With the ever rising number of entries to the IGF developers are certainly aware of the impact the competition can have on a game. It is an impact that goes further than the financial rewards, the winner of the Seamus McNally Grand Prize at the awards ceremony next year will receive $20,000 with the other awards each offering $2,500.

Kyle describes a two-fold impact of the IGF, firstly a recognition before entering that there was a pressing need to get World of Goo into a vaguely finished piece and a new found confidence in the game after winning the Design Innovation and Technical Excellence awards in 2008. “IGFaffected us in two ways: 1. Pre-IGF, it forced us to pull together all the scrappy little pieces of game and music we had into a coherent experience. I (and probably other “creative” folks) tend to be extremely indecisive when there’s no time limit.   2. Post IGF, we finally had confidence in the game we were making. We just didn’t know if anyone would care or understand basic things about our game, like that you could build structures with balls of goo. Once we knew people “got it”, it propelled us forward.”
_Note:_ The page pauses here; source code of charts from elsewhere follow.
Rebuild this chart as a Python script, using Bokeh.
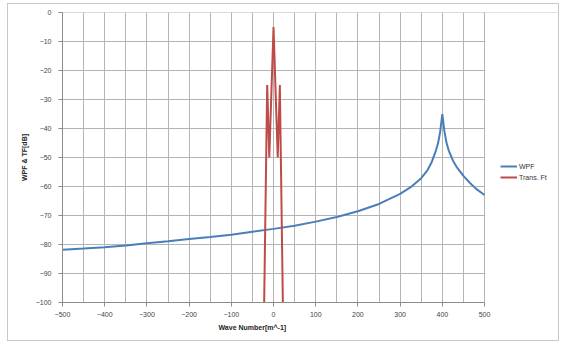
from bokeh.plotting import figure
from bokeh.models import Range1d, SingleIntervalTicker, Legend, LegendItem, BoxAnnotation, Title
from bokeh.embed import file_html
from bokeh.resources import INLINE

# WPF curve
wpf_x = [-500, -450, -400, -350, -300, -250, -200, -150, -100, -50, 0, 50, 100, 150,
         200, 250, 300, 325, 350, 365, 375, 385, 390, 395, 400, 405, 410, 415, 425,
         435, 450, 465, 480, 500]
wpf_y = [-81.8, -81.4, -80.9, -80.3, -79.6, -78.9, -78.1, -77.4, -76.6, -75.6, -74.6,
         -73.5, -72.1, -70.5, -68.5, -66.0, -62.5, -60.2, -57.1, -54.3, -51.5, -47.5,
         -45.0, -41.0, -35.0, -41.0, -45.0, -47.5, -51.0, -53.5, -56.3, -58.7, -60.8,
         -62.9]

# Trans. Ft
tf_x = [-25, -15, -10, 0, 10, 15, 25]
tf_y = [-130, -25, -50, -5, -50, -25, -130]

x_ticks = [-500, -400, -300, -200, -100, 0, 100, 200, 300, 400, 500]
y_ticks = [0, -10, -20, -30, -40, -50, -60, -70, -80, -90, -100]

FONT = "Liberation Sans"
GRID = "#b4b4b4"

# frame extends right to hold the legend; axis/grid bounded to the data area
p = figure(width=552, height=338, output_backend="svg", toolbar_location=None,
           x_range=Range1d(-500, 680), y_range=Range1d(-100, 0.05),
           min_border_left=54, min_border_right=0, min_border_top=8, min_border_bottom=40)
p.styles = {"border": "1px solid #c8c8c8", "margin-left": "7px", "margin-top": "3px"}
p.background_fill_color = "white"
p.border_fill_color = "white"
p.outline_line_color = None

p.xaxis.ticker = SingleIntervalTicker(interval=100, num_minor_ticks=2)
p.yaxis.ticker = SingleIntervalTicker(interval=10, num_minor_ticks=0)
p.xaxis.bounds = (x_ticks[0], x_ticks[-1])
p.xgrid.bounds = (x_ticks[0], x_ticks[-1])
p.xgrid.minor_grid_line_color = GRID
p.xgrid.grid_line_color = GRID
p.ygrid.grid_line_color = GRID

for ax in (p.xaxis[0], p.yaxis[0]):
    ax.axis_line_color = "#8c8c8c"
    ax.major_tick_line_color = "#8c8c8c"
    ax.major_tick_out = 4
    ax.major_tick_in = 0
    ax.minor_tick_line_color = None
    ax.major_label_text_font = FONT
    ax.major_label_text_font_size = "7px"
    ax.major_label_text_color = "#444444"
    ax.axis_label_text_font = FONT
    ax.axis_label_text_font_size = "7px"
    ax.axis_label_text_font_style = "bold"
    ax.axis_label_text_color = "#222222"

p.xaxis.major_label_standoff = 5
p.yaxis.major_label_standoff = 7
p.yaxis.axis_label = "WPF & TF[dB]"
p.yaxis.axis_label_standoff = 5

p.add_layout(Title(text="Wave Number[m^-1]", align="left", offset=156, standoff=4,
                   text_font=FONT, text_font_size="7px", text_font_style="bold",
                   text_color="#222222"), "below")

# white cover over the area right of the data region (hides the y grid there)
p.add_layout(BoxAnnotation(left=x_ticks[-1] + 1.5, fill_color="white", fill_alpha=1,
                           line_alpha=0, level="underlay"))

r1 = p.line(wpf_x, wpf_y, line_color="#4a7ebb", line_width=2)
r2 = p.line(tf_x, tf_y, line_color="#be4b48", line_width=2)

legend = Legend(items=[LegendItem(label="WPF", renderers=[r1]),
                       LegendItem(label="Trans. Ft", renderers=[r2])],
                location=(438, 121), border_line_color=None, background_fill_alpha=0,
                label_text_font=FONT, label_text_font_size="7px",
                label_text_color="#333333", glyph_width=17, glyph_height=8,
                label_standoff=2, spacing=3, label_height=8,
                padding=4, margin=0)
p.add_layout(legend)

open("out.html", "w").write(file_html(p, INLINE))
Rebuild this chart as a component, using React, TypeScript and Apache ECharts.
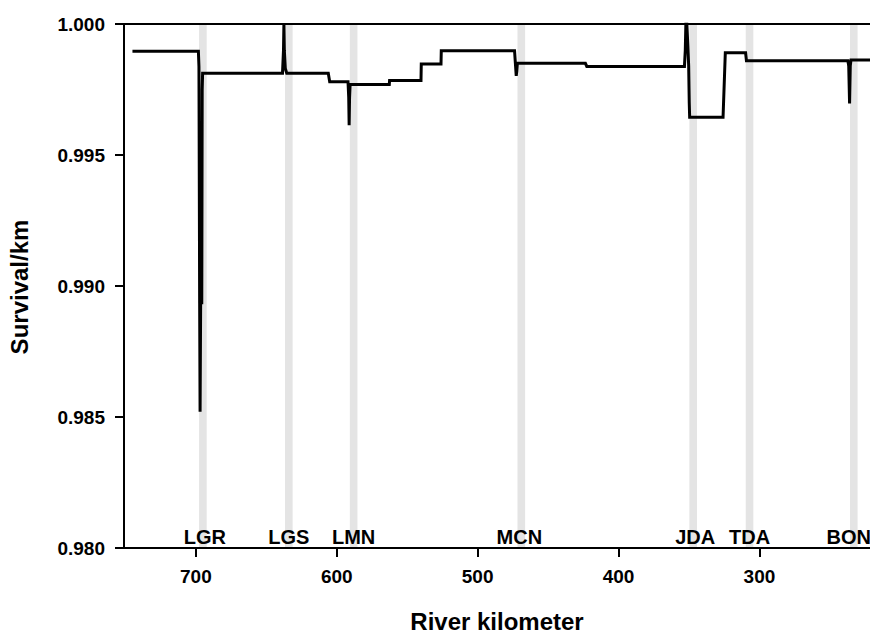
import React, { useEffect, useRef } from "react";
import * as echarts from "echarts";

// River kilometer of each point on the survival/km profile
const riverKm = [
  745, 698.2, 697.8, 697.3, 697.0, 696.6, 696.2, 695.8, 695.5, 695.2,
  638.5, 637.8, 637.5, 637.2, 636.5, 635.5, 606, 605, 592, 591.5,
  591.2, 590.9, 590.5, 562.7, 562.5, 540.2, 540, 526, 525.8, 473.8,
  473.2, 472.6, 472.2, 471.8, 423.5, 422.5, 353.2, 352.6, 352.2, 351.5,
  350.8, 350.2, 349.8, 349.5, 325.8, 324.2, 309.8, 309.2, 237.2, 236.6,
  236.0, 235.5, 235.0, 215,
];
// Survival per km at each point
const survivalPerKm = [
  0.99896, 0.99896, 0.99837, 0.9893, 0.9852, 0.9893, 0.9905, 0.9893, 0.9975, 0.99812,
  0.99812, 0.999, 1.0, 0.999, 0.9983, 0.99812, 0.99812, 0.9978, 0.9978, 0.9972,
  0.99614, 0.9972, 0.99769, 0.99769, 0.99784, 0.99784, 0.99847, 0.99847, 0.99898, 0.99898,
  0.9985, 0.99802, 0.9982, 0.9985, 0.9985, 0.99838, 0.99838, 0.999, 1.0, 1.0,
  0.9992, 0.9984, 0.997, 0.99644, 0.99644, 0.9989, 0.9989, 0.9986, 0.9986, 0.9984,
  0.99697, 0.9984, 0.99863, 0.99863,
];
// Dams
const damNames = ["LGR", "LGS", "LMN", "MCN", "JDA", "TDA", "BON"];
const damKm = [695, 634, 588, 469, 347, 307, 233];
const damLabelShift = [2, 0, 0, -2, 2, 0, -5];
const damHalfWidth = 2.7;
// Axis ticks
const xTickValues = [700, 600, 500, 400, 300];
const yMin = 0.98;
const yMax = 1.0;
const yInterval = 0.005;
const xMin = 221.5;
const xMax = 751;

const FONT = "'Liberation Sans', Arial, sans-serif";

export default function App() {
  const ref = useRef<HTMLDivElement>(null);

  useEffect(() => {
    document.body.style.margin = "0";
    const chart = echarts.init(ref.current!, null, { renderer: "svg" });
    const lineData = riverKm.map((k, i) => [k, survivalPerKm[i]]);
    const bands = damKm.map((k, i) => [
      {
        xAxis: k + damHalfWidth,
        yAxis: yMin,
        name: damNames[i],
        label: { offset: [damLabelShift[i], 0] },
      },
      { xAxis: k - damHalfWidth, yAxis: yMax },
    ]);

    chart.setOption({
      animation: false,
      backgroundColor: "#ffffff",
      grid: {
        left: 124,
        top: 24,
        bottom: 85,
        right: 0,
        show: false,
      },
      xAxis: [
        {
          type: "value",
          inverse: true,
          min: xMin,
          max: xMax,
          z: 3,
          axisLine: { show: true, lineStyle: { color: "#000", width: 2 } },
          axisTick: {
            show: true,
            length: 9,
            inside: false,
            customValues: xTickValues,
            lineStyle: { color: "#000", width: 2 },
          },
          axisLabel: {
            customValues: xTickValues,
            margin: 19,
            color: "#000",
            fontSize: 19,
            fontWeight: "bold",
            fontFamily: FONT,
          },
          splitLine: { show: false },
        },
        {
          type: "value",
          position: "top",
          inverse: true,
          min: xMin,
          max: xMax,
          z: 3,
          axisLine: { show: true, lineStyle: { color: "#000", width: 2 } },
          axisTick: { show: false },
          axisLabel: { show: false },
          splitLine: { show: false },
        },
      ],
      yAxis: {
        type: "value",
        min: yMin,
        max: yMax,
        interval: yInterval,
        z: 3,
        axisLine: { show: true, lineStyle: { color: "#000", width: 2 } },
        axisTick: {
          show: true,
          length: 9,
          inside: false,
          lineStyle: { color: "#000", width: 2 },
        },
        axisLabel: {
          margin: 19,
          color: "#000",
          fontSize: 19,
          fontWeight: "bold",
          fontFamily: FONT,
          formatter: (v: number) => v.toFixed(3),
        },
        splitLine: { show: false },
      },
      series: [
        {
          type: "line",
          name: "dams",
          data: [],
          z: 1,
          silent: true,
          markArea: {
            silent: true,
            itemStyle: { color: "#e4e4e4" },
            label: {
              show: true,
              position: "insideBottom",
              distance: 1,
              color: "#000",
              fontSize: 20,
              fontWeight: "bold",
              fontFamily: FONT,
            },
            data: bands,
          },
        },
        {
          type: "line",
          name: "Survival/km",
          data: lineData,
          z: 5,
          showSymbol: false,
          symbol: "none",
          clip: true,
          lineStyle: { color: "#000", width: 3, join: "miter" },
        },
      ],
      graphic: [
        {
          type: "text",
          x: 19,
          y: 287,
          rotation: Math.PI / 2,
          style: {
            text: "Survival/km",
            fill: "#000",
            font: `bold 24px ${FONT}`,
            textAlign: "center",
            textVerticalAlign: "middle",
          },
        },
        {
          type: "text",
          x: 497,
          y: 621,
          style: {
            text: "River kilometer",
            fill: "#000",
            font: `bold 24px ${FONT}`,
            textAlign: "center",
            textVerticalAlign: "middle",
          },
        },
      ],
    });
    return () => chart.dispose();
  }, []);

  return (
    <div
      ref={ref}
      style={{ position: "fixed", left: 0, top: 0, width: 870, height: 633 }}
    />
  );
}
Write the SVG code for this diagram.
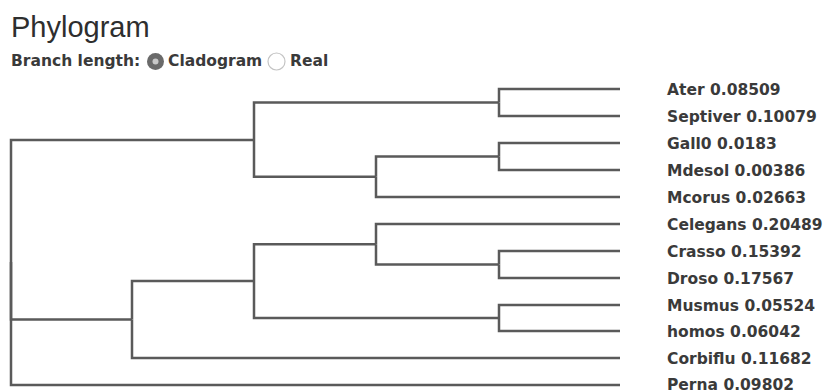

Andy told me a similar story after Monaco won the Grand Prize and the Excellence in Design awards earlier this year. “It allowed me to be more ambitious, for better or for worse.  When I built the game, I only intended to work on it for 6 weeks.  Then it was nominated, which meant that I planned to work on it for about 4 months.  Then it won, so I decided to take it the route of a full-sized console downloadable title.”

The IGF is one of the best parts of gaming, it is genuinely exciting to see such a variety of titles being made and not just for the PC. While there may always be some early favourites each year, such as Minecraft and Amnesia this year as Andy says “often the most impressive games are the ones you’ve never heard of, particularly the student entries.” It is worth digging through the 391 games competing in this the 13th Annual Independent Games Festival, you never know when you will come across the next World of Goo or Monaco.